With two kind of builds now being produced, with/without translation/polyfills, it's unfortunately somewhat easy for users to accidentally pick the wrong one.
In the case where a user would attempt to use a modern build of PDF.js in an older browser, such as e.g. IE11, the failure would be immediate when the code is loaded (given the use of unsupported ECMAScript features).
However in some browsers/environments, in particular Node.js, a modern PDF.js build may load correctly and thus *appear* to function, only to fail for e.g. certain API calls. To hopefully lessen the support burden, and to try and improve things overall, this patch adds checks to ensure that a modern build of PDF.js cannot be used in browsers/environments which lack native support for critical functionality (such as e.g. `ReadableStream`). Hence we'll fail early, with an error message telling users to pick an ES5-compatible build instead.
To ensure that we actually test things better especially w.r.t. usage of the PDF.js library in Node.js environments, the `gulp npm-test` task as used by Node.js/Travis was changed (back) to test an ES5-compatible build.
(Since the bots still test the code as-is, without transpilation/polyfills, this shouldn't really be a problem as far as I can tell.)

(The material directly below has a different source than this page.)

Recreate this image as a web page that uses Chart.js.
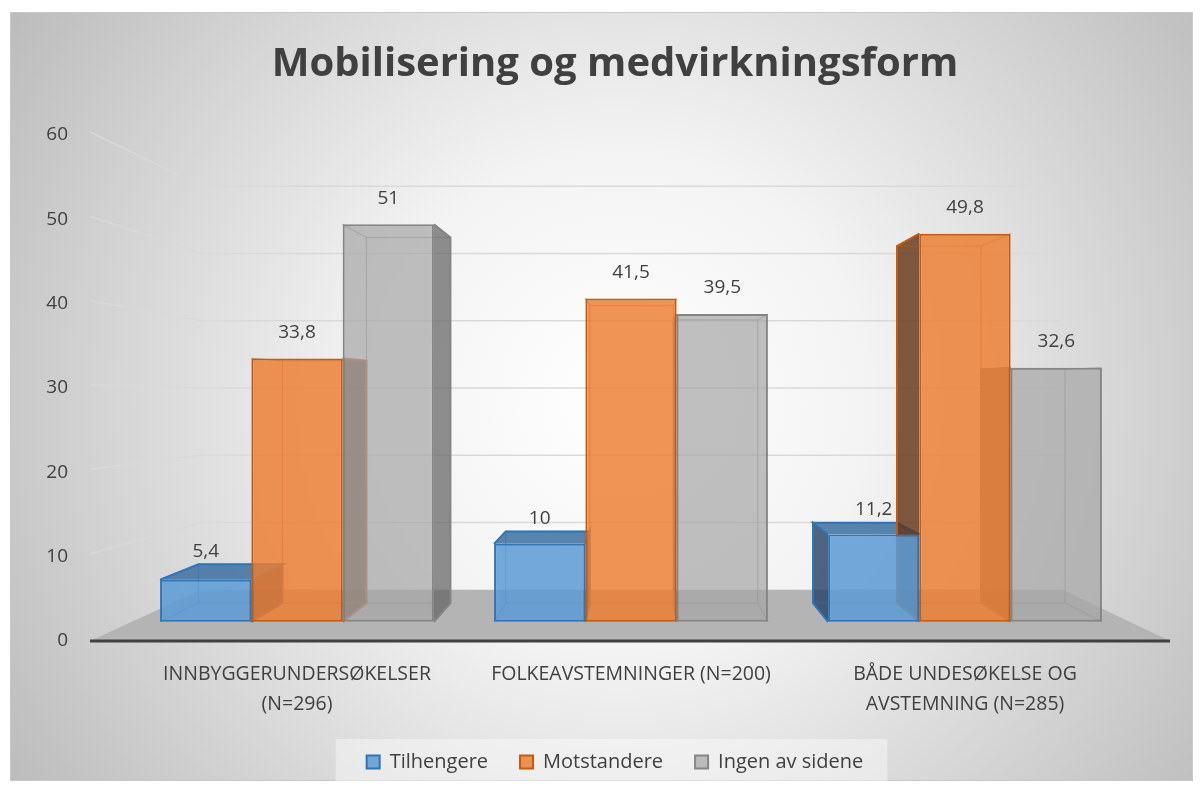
<!DOCTYPE html>
<html>
<head>
<meta charset="utf-8">
<script src="https://cdn.jsdelivr.net/npm/chart.js@4.4.1/dist/chart.umd.min.js"></script>
<style>
  html, body { margin: 0; padding: 0; background: #fff; }
  #wrap { width: 1203px; height: 791px; position: relative; }
</style>
</head>
<body>
<div id="wrap"><canvas id="mobChart"></canvas></div>
<script>
const categories = [['INNBYGGERUNDERSØKELSER', '(N=296)'], 'FOLKEAVSTEMNINGER (N=200)', ['BÅDE UNDESØKELSE OG', 'AVSTEMNING (N=285)']];
const seriesNames = ['Tilhengere', 'Motstandere', 'Ingen av sidene'];
const tilhengere = [5.4, 10, 11.2];
const motstandere = [33.8, 41.5, 49.8];
const ingen = [51, 39.5, 32.6];
const yTicks = [0, 10, 20, 30, 40, 50, 60];

const FONT = "'Open Sans', Lato, sans-serif";
const TEXT = '#404040';

// fake perspective (Excel 3D look): everything shrinks toward a vanishing point
const BAR_PLANE = 0.924;   // bar front faces vs. axis plane
const BAR_DEPTH = 0.92;    // bar back faces vs. bar front faces
const WALL = 0.797;        // back wall vs. axis plane
const SHIFT = 26;          // title + legend sit right of centre in the original

const fills = ['rgba(91,155,213,0.85)', 'rgba(237,125,49,0.82)', 'rgba(165,165,165,0.7)'];
const borders = ['#2e75b6', '#c55a11', '#858585'];
const sides = ['rgba(35,65,100,0.8)', 'rgba(100,55,25,0.82)', 'rgba(95,95,95,0.7)'];
const tops = ['rgba(60,110,160,0.85)', 'rgba(190,95,30,0.85)', 'rgba(130,130,130,0.8)'];
const edges = ['rgba(46,117,182,0.55)', 'rgba(197,90,17,0.55)', 'rgba(120,120,120,0.55)'];

function persp(chart) {
  const a = chart.chartArea;
  return { vx: (a.left + a.right) / 2 + 9, vy: chart.scales.y.getPixelForValue(30) };
}
function proj(p, x, y, s) {
  return [p.vx + s * (x - p.vx), p.vy + s * (y - p.vy)];
}
function fmt(v) { return String(v).replace('.', ','); }

const scene = {
  id: 'scene',
  afterLayout(chart) {
    chart.legend.left += SHIFT;
    chart.legend.right += SHIFT;
    chart.titleBlock.left += SHIFT;
    chart.titleBlock.right += SHIFT;
  },
  beforeDraw(chart) {
    const ctx = chart.ctx;
    ctx.save();
    ctx.fillStyle = '#fff';
    ctx.fillRect(0, 0, chart.width, chart.height);
    const g = ctx.createRadialGradient(620, 400, 0, 620, 400, 720);
    g.addColorStop(0, '#ffffff');
    g.addColorStop(0.35, '#f3f3f3');
    g.addColorStop(1, '#bcbcbc');
    ctx.fillStyle = g;
    ctx.fillRect(10, 12, 1182, 768);
    ctx.strokeStyle = '#c8c8c8';
    ctx.lineWidth = 1;
    ctx.strokeRect(10.5, 12.5, 1182, 768);
    // legend backdrop
    const hb = chart.legend.legendHitBoxes || [];
    if (hb.length) {
      const x0 = Math.min(...hb.map(h => h.left)) - 31;
      const x1 = Math.max(...hb.map(h => h.left + h.width)) + 24;
      const yc = hb[0].top + hb[0].height / 2;
      ctx.fillStyle = 'rgba(255,255,255,0.4)';
      ctx.fillRect(x0, yc - 23, x1 - x0, 46);
    }
    ctx.restore();
  },
  beforeDatasetsDraw(chart) {
    const ctx = chart.ctx, a = chart.chartArea, ys = chart.scales.y;
    const p = persp(chart);
    const fL = a.left - 40, fR = a.right + 38;
    const y0 = ys.getPixelForValue(0);
    const bL = p.vx + WALL * (fL - p.vx), bR = p.vx + WALL * (fR - p.vx);
    const yb0 = ys.getPixelForValue(30 + WALL * (0 - 30));
    ctx.save();
    // walls / gridlines
    ctx.strokeStyle = '#d9d9d9';
    ctx.lineWidth = 1.5;
    yTicks.slice(1).forEach(v => {
      const yf = ys.getPixelForValue(v) - 3;
      const yb = ys.getPixelForValue(30 + WALL * (v - 30));
      ctx.beginPath();
      ctx.moveTo(fL, yf);
      ctx.lineTo(bL, yb);
      ctx.lineTo(bR, yb);
      ctx.stroke();
    });
    // floor
    ctx.fillStyle = '#b4b4b4';
    ctx.beginPath();
    ctx.moveTo(fL, y0);
    ctx.lineTo(bL, yb0);
    ctx.lineTo(bR, yb0);
    ctx.lineTo(fR, y0);
    ctx.closePath();
    ctx.fill();
    // axis line
    ctx.strokeStyle = '#404040';
    ctx.lineWidth = 3;
    ctx.beginPath();
    ctx.moveTo(fL, y0);
    ctx.lineTo(fR, y0);
    ctx.stroke();

    // hidden parts of the 3D bars
    chart.data.datasets.forEach((ds, di) => {
      chart.getDatasetMeta(di).data.forEach(bar => {
        const l = bar.x - bar.width / 2, r = bar.x + bar.width / 2, t = bar.y, b = bar.base;
        const [bl, bt] = proj(p, l, t, BAR_DEPTH);
        const [br, bb] = proj(p, r, b, BAR_DEPTH);
        if (bl < l) {
          ctx.fillStyle = sides[di];
          ctx.beginPath();
          ctx.moveTo(l, t); ctx.lineTo(bl, bt); ctx.lineTo(bl, bb); ctx.lineTo(l, b);
          ctx.closePath(); ctx.fill();
        }
        if (br > r) {
          ctx.fillStyle = sides[di];
          ctx.beginPath();
          ctx.moveTo(r, t); ctx.lineTo(br, bt); ctx.lineTo(br, bb); ctx.lineTo(r, b);
          ctx.closePath(); ctx.fill();
        }
        if (bt < t) {
          ctx.fillStyle = tops[di];
          ctx.beginPath();
          ctx.moveTo(l, t); ctx.lineTo(bl, bt); ctx.lineTo(br, bt); ctx.lineTo(r, t);
          ctx.closePath(); ctx.fill();
        }
        ctx.strokeStyle = edges[di];
        ctx.lineWidth = 1.2;
        ctx.strokeRect(bl, bt, br - bl, bb - bt);
        ctx.beginPath();
        ctx.moveTo(l, t); ctx.lineTo(bl, bt);
        ctx.moveTo(r, t); ctx.lineTo(br, bt);
        ctx.moveTo(l, b); ctx.lineTo(bl, bb);
        ctx.moveTo(r, b); ctx.lineTo(br, bb);
        ctx.stroke();
        // outer outline of side/top in border color
        ctx.strokeStyle = borders[di];
        ctx.lineWidth = 2;
        ctx.beginPath();
        if (bt < t) { ctx.moveTo(l, t); ctx.lineTo(bl, bt); ctx.lineTo(br, bt); ctx.lineTo(r, t); }
        if (bl < l) { ctx.moveTo(l, t); ctx.lineTo(bl, bt); ctx.lineTo(bl, bb); ctx.lineTo(l, b); }
        if (br > r) { ctx.moveTo(r, t); ctx.lineTo(br, bt); ctx.lineTo(br, bb); ctx.lineTo(r, b); }
        ctx.stroke();
      });
    });
    ctx.restore();
  },
  afterDatasetsDraw(chart) {
    const ctx = chart.ctx, p = persp(chart);
    ctx.save();
    ctx.fillStyle = TEXT;
    ctx.font = '19px ' + FONT;
    ctx.textAlign = 'center';
    ctx.textBaseline = 'middle';
    chart.data.datasets.forEach((ds, di) => {
      chart.getDatasetMeta(di).data.forEach((bar, i) => {
        const bt = proj(p, bar.x, bar.y, BAR_DEPTH)[1];
        const y = bt < bar.y ? bt - 13 : bar.y - 26;
        ctx.fillText(fmt(ds.data[i]), bar.x, y);
      });
    });
    ctx.restore();
  }
};

const series = [tilhengere, motstandere, ingen];

new Chart(document.getElementById('mobChart'), {
  type: 'bar',
  data: {
    labels: categories,
    datasets: series.map((d, i) => ({
      label: seriesNames[i],
      data: d,
      backgroundColor: fills[i],
      borderColor: borders[i],
      borderWidth: 2,
      borderSkipped: false,
      yAxisID: 'yBar'
    }))
  },
  options: {
    responsive: true,
    maintainAspectRatio: false,
    animation: false,
    layout: { padding: { top: 41, left: 46, right: 71, bottom: 9 } },
    datasets: { bar: { categoryPercentage: 0.82, barPercentage: 1.0 } },
    plugins: {
      title: {
        display: true,
        text: 'Mobilisering og medvirkningsform',
        color: TEXT,
        font: { family: FONT, size: 40, weight: 'bold' },
        padding: { top: 0, bottom: 46 }
      },
      legend: {
        position: 'bottom',
        labels: { color: TEXT, font: { family: FONT, size: 20 }, boxWidth: 13, boxHeight: 13, padding: 32 }
      },
      tooltip: { enabled: false }
    },
    scales: {
      x: {
        grid: { display: false, drawTicks: false },
        border: { display: false },
        afterFit: s => { s.height = 79; },
        ticks: {
          color: TEXT,
          font: { family: FONT, size: 19.5, lineHeight: 1.53 },
          padding: 19,
          maxRotation: 0,
          autoSkip: false
        }
      },
      y: {
        position: 'left',
        min: 0,
        max: 60,
        afterBuildTicks: s => { s.ticks = yTicks.map(v => ({ value: v })); },
        afterFit: s => { s.width = 84; },
        ticks: { color: TEXT, font: { family: FONT, size: 19 }, padding: 62 },
        grid: { display: false, drawTicks: false },
        border: { display: false }
      },
      yBar: {
        display: false,
        position: 'left',
        min: 30 - 30 / BAR_PLANE,
        max: 30 + 30 / BAR_PLANE,
        afterFit: s => { s.width = 0; }
      }
    }
  },
  plugins: [scene]
});
</script>
</body>
</html>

As part of these changes there's now both `gulp lib` and `gulp lib-es5` build targets, similar to e.g. the generic builds, which thanks to some re-factoring only required adding a small amount of code.
*Please note:* While it's probably too early to tell if this will be a widespread issue, it's possible that this is the sort of patch that *may* warrant being `git cherry-pick`ed onto the current beta version (v2.4.456).